Das wirkt dann doch zu sehr nach Regiebaukasten, ebenso wie der Priester, der sich als Narr in Strapsen präsentiert. Auch dies ist weder sonderlich originell noch ruft es in der heutigen Zeit nach Skandal. Vielmehr wirkt es peinlich und ideenlos und man möchte dem Intendanten an diesen sich leider häufenden Stellen gerne zurufen, zukünftig lieber wieder auf große Regie und weniger auf große Namen zu setzen. Da dies aber während der laufenden Vorstellung nicht möglich ist, bleibt es beim sich wiederholenden enttäuschten Kopf schütteln. Passend sind allerdings die Bühne von Christof Hetzer, die Lichteffekte von Phoenix (Andreas Hofer) und die Videoeffekte von fettFilm (Torge Möller, Momme Hinrichs), die das Hinrichtungszimmer zum zentralen Element der Produktion machen.

Damit auch zu den weiteren positiven Aspekten der Aufführung. Musikalisch erklingt Wozzeck unter der Leitung von GMD Axel Kober hervorragend, die Düsseldorfer Symphoniker spielen die nicht immer leichte Partitur mit einer ordentlichen Portion Durchschlagskraft, die den Zuschauer für das Geschehen auf der Bühne entschädigt. Auch hinsichtlich der Besetzung darf sich der Opernfreund auf einen gelungenen Abend freuen. Bo Skovhus in der Titelrolle überzeugt durch sein Schauspiel und dadurch, dass er die Rolle die wenig Raum zum stimmlichen Glänzen bietet in allen Punkten meistert. Sami Luttinen sorgt als Doktor mit seinem gewaltigen Bass für Freude beim Zuschauer und auch Camilla Nylund als Marie weiß zu gefallen. Die weiteren Rollen sind mit Corby Welch (Tambourmajor), Cornel Frey (Andres), Matthias Klink (Hauptmann) Katarzyna Kuncio (Marget), Thorsten Grümbel (1. Handwerksbursch), Dmitri Vargin (2. Handwerksbursch) und Florian Simson (Narr) ebenfalls gut besetzt.

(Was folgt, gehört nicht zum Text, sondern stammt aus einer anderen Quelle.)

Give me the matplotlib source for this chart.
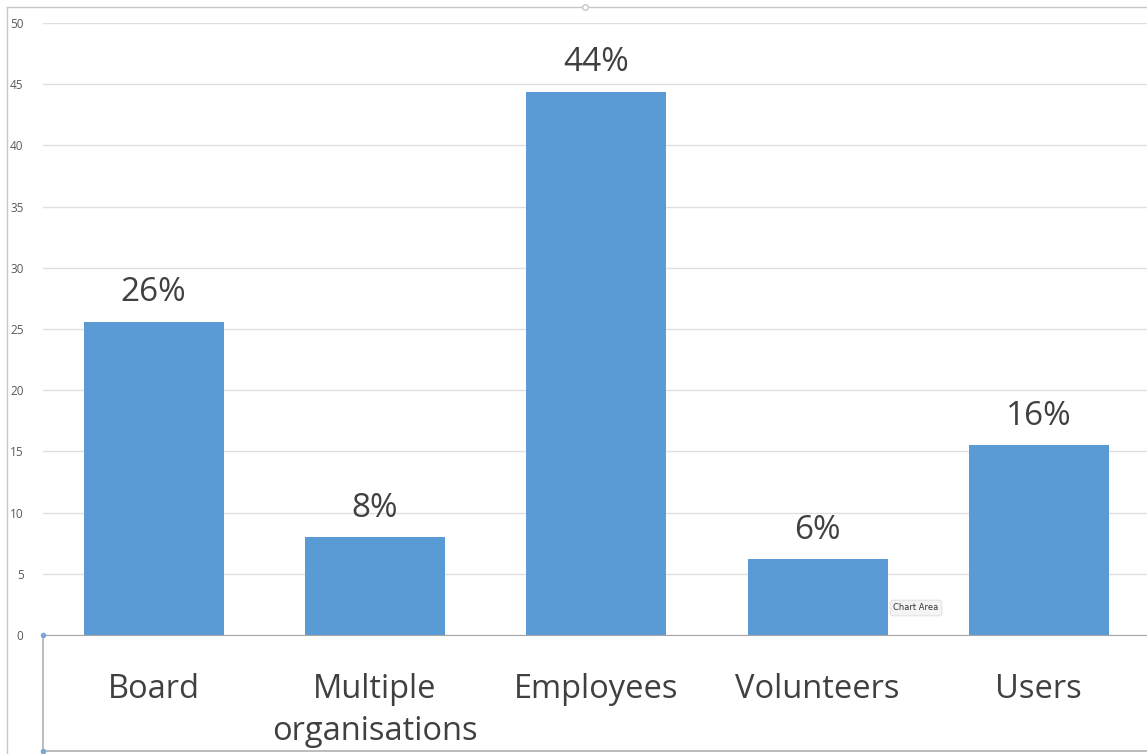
import matplotlib.pyplot as plt
from matplotlib.lines import Line2D

categories = ['Board', 'Multiple\norganisations', 'Employees', 'Volunteers', 'Users']
values = [25.6, 8.0, 44.4, 6.2, 15.5]
pct_labels = ['26%', '8%', '44%', '6%', '16%']
yticks = [0, 5, 10, 15, 20, 25, 30, 35, 40, 45, 50]

W, H = 1147, 754
fig = plt.figure(figsize=(W / 100, H / 100), dpi=100)
plt.rcParams['font.family'] = ['Open Sans', 'DejaVu Sans']

# axes placed in pixel terms of the reference
left, right, top, bottom = 43, 1149.5, 23, 635
ax = fig.add_axes([left / W, 1 - bottom / H, (right - left) / W, (bottom - top) / H])

x = range(len(categories))
ax.bar(x, values, width=0.633, color='#5b9bd5', zorder=2)
for xi, v, lab in zip(x, values, pct_labels):
    ax.text(xi, v + 1.0, lab, ha='center', va='bottom', fontsize=24, color='#404040')

ax.set_xlim(-0.5, 4.5)
ax.set_ylim(0, 50)
ax.set_yticks(yticks)
ax.set_yticklabels([str(t) for t in yticks], fontsize=8.5, color='#595959')
ax.tick_params(axis='y', length=0, pad=14)
ax.set_xticks(list(x))
ax.set_xticklabels(categories, fontsize=23.5, color='#404040', linespacing=1.4)
ax.tick_params(axis='x', length=0, pad=27)
ax.grid(axis='y', color='#e0e0e0', linewidth=1, zorder=0)
for s in ['top', 'right', 'left']:
    ax.spines[s].set_visible(False)
ax.spines['bottom'].set_color('#a6a6a6')

# outer frame pieces
def px_line(x0, y0, x1, y1, color='#c8c8c8', lw=1):
    fig.add_artist(Line2D([x0 / W, x1 / W], [1 - y0 / H, 1 - y1 / H],
                         color=color, linewidth=lw, transform=fig.transFigure))

px_line(7, 7, W, 7)
px_line(7, 7, 7, H)
px_line(43, 635, 43, 751, color='#b0b0b0', lw=1.2)
px_line(43, 751, W, 751, color='#b0b0b0', lw=1.2)
for (px, py) in [(43, 635), (43, 751)]:
    fig.add_artist(Line2D([px / W], [1 - py / H], marker='o', markersize=3,
                         color='#7aa7d6', transform=fig.transFigure))
fig.add_artist(Line2D([585 / W], [1 - 7 / H], marker='o', markersize=4,
                     markerfacecolor='white', markeredgecolor='#c8c8c8',
                     transform=fig.transFigure))

# "Chart Area" tooltip
fig.text(916 / W, 1 - 608 / H, 'Chart Area', fontsize=6, color='#333333',
         ha='center', va='center', family=['DejaVu Sans'],
         bbox=dict(boxstyle='round,pad=0.4', fc='#f4f4f4', ec='#dddddd', lw=0.6))

fig.savefig('out.png', dpi=100)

Das Publikum applaudierte am Ende recht verhalten und mehr höflich denn begeistert im ohnehin nicht so stark besetzten Opernhaus. Erst bei den Darstellern und dem Orchester gab es etwas stärkeren Zuspruch. Eigentlich wünscht man sich von solch einem Abend dann auf dem Heimweg irgendwie eine CD-Aufnahme, auf der die musikalische Qualität festgehalten bleibt, die Inszenierung aber entbehrlich ist.